# Self-Blame and Self-Esteem Issues



## capricorngirl_99 (Feb 7, 2012)

Here is the story....my fiance and I are in a tough financial situation right now. He lost his job in July and we pretty much had to pack up and move back in with his family. He has a part time job. However, they are not giving him enough hours to cover all of the bills (i.e. car payment). I have been having a hard time finding a job. I have had three interviews this month and none of them hired me. My mom gave me some money to buy some clothes today because it pissed her off to some unknown degree that I found a dress at Goodwill. He has been really worried about money here lately and I feel guilty about going out and buying clothes because that money could have been used to help him out. I feel like I am failing him as a fiance.

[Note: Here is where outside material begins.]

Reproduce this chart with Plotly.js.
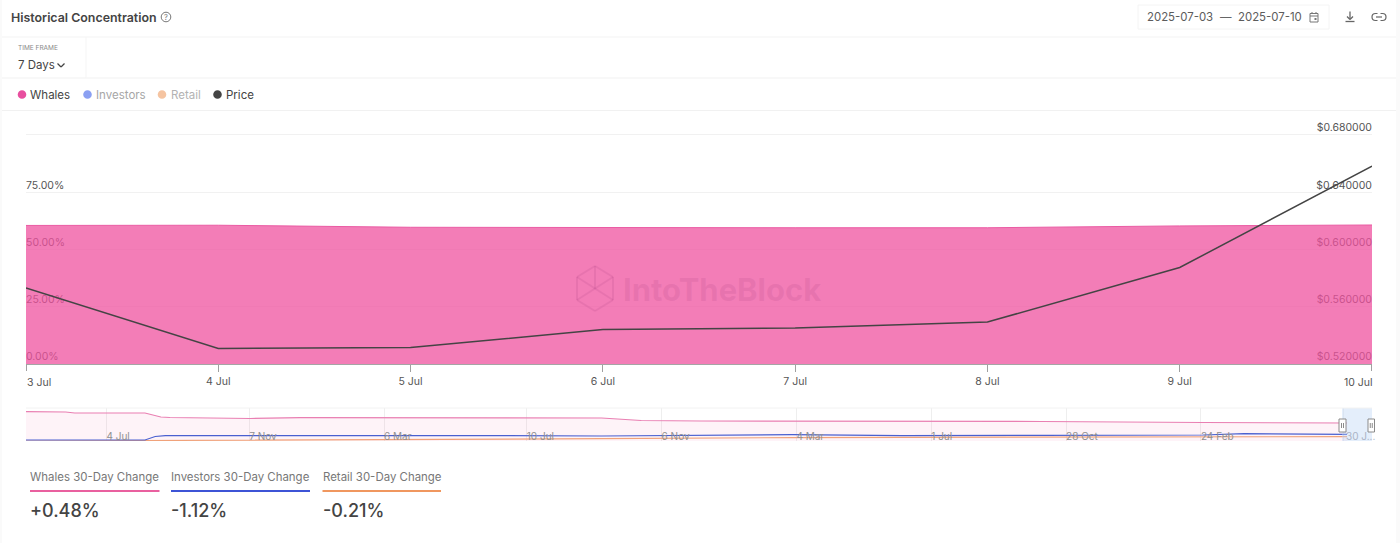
<!DOCTYPE html>
<html><head><meta charset="utf-8">
<script src="https://cdn.plot.ly/plotly-3.0.1.min.js"></script>
<style>html,body{margin:0;padding:0;background:#fff;overflow:hidden}</style></head>
<body><div id="chart" style="width:1400px;height:543px"></div>
<script>
// ---- data ----
const days = ['2025-07-03','2025-07-04','2025-07-05','2025-07-06','2025-07-07','2025-07-08','2025-07-09','2025-07-10'];
const dayLabels = ['3 Jul','4 Jul','5 Jul','6 Jul','7 Jul','8 Jul','9 Jul','10 Jul'];
const whales = [60.5,60.6,59.7,59.5,59.5,59.5,60.3,60.7];
const price = [0.5731,0.5308,0.5315,0.5441,0.5452,0.5493,0.5874,0.6583];
const pctTicks = [0,25,50,75];
const pctLabels = ['0.00%','25.00%','50.00%','75.00%'];
const priceTicks = [0.52,0.56,0.60,0.64,0.68];
const priceLabels = ['$0.520000','$0.560000','$0.600000','$0.640000','$0.680000'];

const miniWhaleDates = ['2022-04-24','2022-05-29','2022-06-06','2022-08-07','2022-08-21','2022-08-29','2022-11-08','2022-12-22','2023-09-14','2023-10-19','2023-12-11','2024-04-22','2024-10-07','2025-02-26','2025-07-03'];
const miniWhales = [98.8,97.8,94.4,94.4,80.9,79.3,75.9,78.6,77.6,69.1,67.5,67.5,65.8,62.4,60.7];
const miniInvestorDates = ['2022-04-24','2022-05-24','2022-06-11','2022-07-07','2022-08-07','2022-08-16','2022-08-25','2023-06-17','2023-09-14','2024-02-29','2024-06-05','2024-10-07','2025-02-26','2025-04-03','2025-07-03'];
const miniInvestors = [3.4,3.4,5.7,3.4,3.4,15.2,17.9,17.9,16.9,21.2,17.9,19.2,20.2,24.6,22.6];
const miniRetailDates = ['2022-04-24','2022-06-28','2023-06-17','2023-09-14','2024-02-29','2024-10-07','2025-07-03'];
const miniRetail = [0,1,4.4,7.8,11.5,13.5,14.8];
const miniTicks = ['2022-07-04','2022-11-07','2023-03-06','2023-07-10','2023-11-06','2024-03-04','2024-07-01','2024-10-28','2025-02-24','2025-06-30'];
const miniTickLabels = ['4 Jul','7 Nov','6 Mar','10 Jul','6 Nov','4 Mar','1 Jul','28 Oct','24 Feb','30 J...'];

const legendNames = ['Whales','Investors','Retail','Price'];
const statNames = ['Whales 30-Day Change','Investors 30-Day Change','Retail 30-Day Change'];
const statValues = ['+0.48%','-1.12%','-0.21%'];

// ---- page geometry helpers ----
const W = 1400, H = 543;
const FONT = 'Inter, "Noto Sans", sans-serif';
const fx = x => x / W, fy = y => 1 - y / H;
const shapes = [], annos = [];
function text(t, x, y, size, color, opt) {
  opt = opt || {};
  annos.push({text: t, xref: 'paper', yref: 'paper', x: fx(x), y: fy(y), xanchor: opt.anchor || 'left', yanchor: 'middle',
    showarrow: false, borderpad: 0, borderwidth: 0, font: {family: FONT, size: size, color: color, weight: opt.weight || 400}});
}
function rect(x0, y0, x1, y1, fill, line, lw, layer) {
  shapes.push({type: 'rect', xref: 'paper', yref: 'paper', x0: fx(x0), x1: fx(x1), y0: fy(y0), y1: fy(y1),
    fillcolor: fill || 'rgba(0,0,0,0)', line: {color: line || 'rgba(0,0,0,0)', width: lw === undefined ? 0 : lw}, layer: layer || 'above'});
}
function hline(x0, x1, y, color, w) {
  shapes.push({type: 'line', xref: 'paper', yref: 'paper', x0: fx(x0), x1: fx(x1), y0: fy(y), y1: fy(y), line: {color: color, width: w || 1}, layer: 'above'});
}
function seg(x0, y0, x1, y1, color, w) {
  shapes.push({type: 'line', xref: 'paper', yref: 'paper', x0: fx(x0), x1: fx(x1), y0: fy(y0), y1: fy(y1), line: {color: color, width: w || 1}, layer: 'above'});
}
function circle(cx, cy, r, fill, line, lw) {
  shapes.push({type: 'circle', xref: 'paper', yref: 'paper', x0: fx(cx - r), x1: fx(cx + r), y0: fy(cy + r), y1: fy(cy - r),
    fillcolor: fill || 'rgba(0,0,0,0)', line: {color: line || 'rgba(0,0,0,0)', width: lw || 0}, layer: 'above'});
}
function curve(points, color, w) {
  // points: [x,y] starts/lines, [cx,cy,x,y] quadratic segments, in page pixels
  let d = '';
  points.forEach((p, i) => {
    if (p.length === 2) d += (i ? ' L ' : 'M ') + fx(p[0]) + ' ' + fy(p[1]);
    else d += ' Q ' + fx(p[0]) + ' ' + fy(p[1]) + ' ' + fx(p[2]) + ' ' + fy(p[3]);
  });
  shapes.push({type: 'path', xref: 'paper', yref: 'paper', path: d, line: {color: color, width: w}, fillcolor: 'rgba(0,0,0,0)', layer: 'above'});
}

// ---- page chrome ----
rect(0, 0, 2, H, '#fafafa', null, 0, 'below');
rect(1396, 0, W, H, '#fafafa', null, 0, 'below');
hline(2, 1396, 37, '#f3f3f3');
hline(2, 1396, 78, '#f1f1f1');
hline(2, 1396, 110.5, '#f1f1f1');
seg(86, 37, 86, 78, '#f5f5f5');
text('Historical Concentration', 11, 17, 12.4, '#444444', {weight: 600});
circle(166, 17, 4.8, null, '#777777', 1);
text('?', 166, 17, 7.5, '#777777', {anchor: 'center'});
shapes.push({type: 'rect', xref: 'paper', yref: 'paper', x0: fx(1138), x1: fx(1329), y0: fy(29), y1: fy(5), line: {color: '#f4f4f4', width: 1}, fillcolor: 'rgba(0,0,0,0)', layer: 'above'});
text('2025-07-03', 1147, 17, 11.4, '#5c5c5c');
text('—', 1225.5, 17, 11.5, '#666666', {anchor: 'center'});
text('2025-07-10', 1238, 17, 11.4, '#5c5c5c');
// calendar icon
rect(1310, 13.5, 1318, 22, null, '#777777', 1);
hline(1310, 1318, 16, '#777777', 1);
seg(1312, 12, 1312, 14, '#777777', 1);
seg(1316, 12, 1316, 14, '#777777', 1);
rect(1314.5, 18, 1316.5, 20, '#777777', null, 0);
// download icon
seg(1350, 11.5, 1350, 19, '#666666', 1.3);
seg(1347, 16.5, 1350, 19.5, '#666666', 1.3);
seg(1353, 16.5, 1350, 19.5, '#666666', 1.3);
seg(1345.5, 21.5, 1354.5, 21.5, '#666666', 1.3);
// link icon
curve([[1377.5, 13.5], [1375.5, 13.5], [1372, 13.5, 1372, 17], [1372, 20.5, 1375.5, 20.5], [1377.5, 20.5]], '#666666', 1.2);
curve([[1380.5, 13.5], [1382.5, 13.5], [1386, 13.5, 1386, 17], [1386, 20.5, 1382.5, 20.5], [1380.5, 20.5]], '#666666', 1.2);
seg(1376, 17, 1382, 17, '#666666', 1.2);

text('TIME FRAME', 18, 48, 6.5, '#8a8a8a');
text('7 Days', 18, 65, 11.5, '#444444');
seg(57.5, 63.5, 61, 67, '#444444', 1.3);
seg(61, 67, 64.5, 63.5, '#444444', 1.3);

// legend
const legendDot = [22, 87.5, 162, 217.5];
const legendTextX = [30, 96, 171, 226];
const legendDotColors = ['#e84f9f', '#8ba0f2', '#f5c4a1', '#444444'];
const legendTextColors = ['#444444', '#a6a6a6', '#b3b3b3', '#444444'];
legendNames.forEach((n, i) => {
  circle(legendDot[i], 94.5, 4.3, legendDotColors[i]);
  text(n, legendTextX[i], 94.5, 11.5, legendTextColors[i]);
});

// stats
const statX0 = [30, 171, 322.5], statX1 = [159.5, 310, 441];
const statColors = ['#e9609f', '#3d54d6', '#f0975f'];
statNames.forEach((n, i) => {
  text(n, statX0[i], 477, 11.45, '#777777');
  hline(statX0[i], statX1[i], 491, statColors[i], 2);
  text(statValues[i], statX0[i], 510, 18, '#444444', {weight: 500});
});

// main x labels at edges align inward
annos.push({text: dayLabels[0], xref: 'x', yref: 'paper', x: days[0], y: fy(382), xanchor: 'left', yanchor: 'middle', showarrow: false, borderpad: 0, font: {family: FONT, size: 10.5, color: '#555555'}});
annos.push({text: dayLabels[7], xref: 'x', yref: 'paper', x: days[7], y: fy(382), xanchor: 'right', yanchor: 'middle', xshift: 1.5, showarrow: false, borderpad: 0, font: {family: FONT, size: 10.5, color: '#555555'}});
seg(26.5, 364, 26.5, 371, '#a0a0a0', 1);
seg(1371.5, 364, 1371.5, 371, '#a0a0a0', 1);

// watermark
const wm = 'rgba(190,80,145,0.22)';
text('IntoTheBlock', 623, 289, 31, wm, {weight: 700});
const hex = [[595,266],[613,277],[613,300],[595,311],[577,300],[577,277],[595,266]];
hex.slice(1).forEach((p, i) => seg(hex[i][0], hex[i][1], p[0], p[1], wm, 2));
seg(577, 277, 613, 300, wm, 2);
seg(613, 277, 577, 300, wm, 2);
seg(595, 266, 595, 289, wm, 2);

// brush on the overview
rect(1342, 408, 1372, 441, 'rgba(190,215,245,0.42)', null, 0);
[[1339, 1346], [1368, 1374.5]].forEach(h => {
  rect(h[0], 419, h[1], 432, '#ffffff', '#8a8a8a', 1);
  const c = (h[0] + h[1]) / 2;
  seg(c - 1, 423, c - 1, 428, '#8a8a8a', 1);
  seg(c + 1, 423, c + 1, 428, '#8a8a8a', 1);
});
hline(26, 1372, 408, '#f2f2f2');
// last overview label sits under the brush and would otherwise be dropped by the axis
annos.push({text: miniTickLabels[9], xref: 'x2', yref: 'paper', x: miniTicks[9], y: fy(436), xanchor: 'left', yanchor: 'middle', xshift: 1, showarrow: false, borderpad: 0, font: {family: FONT, size: 10, color: '#aab4c6'}});

// ---- traces ----
const traces = [
  {x: days, y: whales, xaxis: 'x', yaxis: 'y', mode: 'lines', name: 'Whales', fill: 'tozeroy',
   fillcolor: 'rgba(239,82,159,0.75)', line: {color: '#ea5ba3', width: 1}, hoverinfo: 'skip'},
  {x: days, y: price, xaxis: 'x', yaxis: 'y2', mode: 'lines', name: 'Price',
   line: {color: '#444444', width: 1.5}, hoverinfo: 'skip'},
  {x: miniWhaleDates, y: miniWhales, xaxis: 'x2', yaxis: 'y3', mode: 'lines', name: 'Whales overview', fill: 'tozeroy',
   fillcolor: 'rgba(239,82,159,0.07)', line: {color: '#e97fb2', width: 1.2}, hoverinfo: 'skip'},
  {x: miniRetailDates, y: miniRetail, xaxis: 'x2', yaxis: 'y3', mode: 'lines', name: 'Retail overview',
   line: {color: '#f0a27a', width: 1.2}, hoverinfo: 'skip'},
  {x: miniInvestorDates, y: miniInvestors, xaxis: 'x2', yaxis: 'y3', mode: 'lines', name: 'Investors overview',
   line: {color: '#4a60d0', width: 1.2}, hoverinfo: 'skip'}
];

const tickFont = {family: FONT, size: 10.5, color: '#555555'};
const layout = {
  width: W, height: H, margin: {l: 0, r: 0, t: 0, b: 0}, showlegend: false,
  paper_bgcolor: '#ffffff', plot_bgcolor: 'rgba(0,0,0,0)',
  font: {family: FONT},
  xaxis: {domain: [fx(26), fx(1372)], anchor: 'y', type: 'date', range: [days[0], days[7]], tickmode: 'array',
    tickvals: days, ticktext: ['', ...dayLabels.slice(1, 7), ''], ticks: 'outside', ticklen: 7, tickcolor: '#a0a0a0', tickfont: tickFont,
    showgrid: false, showline: true, linecolor: '#a5a5a5', linewidth: 1, zeroline: false, fixedrange: true},
  yaxis: {domain: [fy(364), fy(115)], anchor: 'x', range: [0, 108.73], tickmode: 'array', tickvals: pctTicks, ticktext: pctLabels,
    ticklabelposition: 'inside top', ticklabelstandoff: -3, ticklabelshift: 1.5, tickfont: tickFont, showgrid: false, zeroline: false, showline: false, ticks: '', layer: 'below traces', fixedrange: true},
  yaxis2: {domain: [fy(364), fy(115)], anchor: 'x', overlaying: 'y', side: 'right', range: [priceTicks[0], 0.69397], tickmode: 'array',
    tickvals: priceTicks, ticktext: priceLabels, ticklabelposition: 'inside top', ticklabelstandoff: -3, ticklabelshift: 1.5, tickfont: tickFont, showgrid: true, gridcolor: '#f1f1f1', gridwidth: 1,
    zeroline: false, showline: false, ticks: '', layer: 'below traces', fixedrange: true},
  xaxis2: {domain: [fx(26), fx(1372)], anchor: 'y3', type: 'date', range: ['2022-04-24', '2025-07-25'], tickmode: 'array',
    tickvals: miniTicks, ticktext: [...miniTickLabels.slice(0, 9), ''], ticklabelposition: 'inside right', ticklabelstandoff: -7, ticks: '', tickfont: {family: FONT, size: 10, color: '#909090'},
    showgrid: true, gridcolor: '#eeeeee', gridwidth: 1, showline: false, zeroline: false, fixedrange: true, layer: 'above traces'},
  yaxis3: {domain: [fy(441), fy(408)], anchor: 'x2', range: [0, 111.3], visible: false, fixedrange: true},
  shapes: shapes, annotations: annos
};
Plotly.newPlot('chart', traces, layout, {displayModeBar: false, staticPlot: true});
</script></body></html>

I try telling him about this and he gets angry and starts telling me that he doesn't want to talk to me about his problems because I seem to find a way to blame myself for all of my problems and cry about it. Then I snap at him because I feel like he is criticizing me, but he really isn't. So, what can I do about this. I need help with my self esteem and I really need to stop blaming myself. Thanks in advance!


----------



## Mavash. (Jan 26, 2012)

First off guilt is highly overrated.

Secondly don't get married until the two of you can learn to discuss problems without anger. Marriage is supposed to be a team effort and at the moment you two are taking stress out on each other. You will never make it long term by doing this.


----------



## endlessgrief (Feb 19, 2012)

People who dont' stick up for themselves early on in a relationship eventually turn into doormats. You do not want that for yourself, trust me. You cannot fix what is broken in others. You can only fix yourself and that is if you want to. Other people only make you feel as bad as you let them. Great line eh? Makes sense doesn't it? Now I wish I could follow it. It is hard to do. After all, we are only human.


----------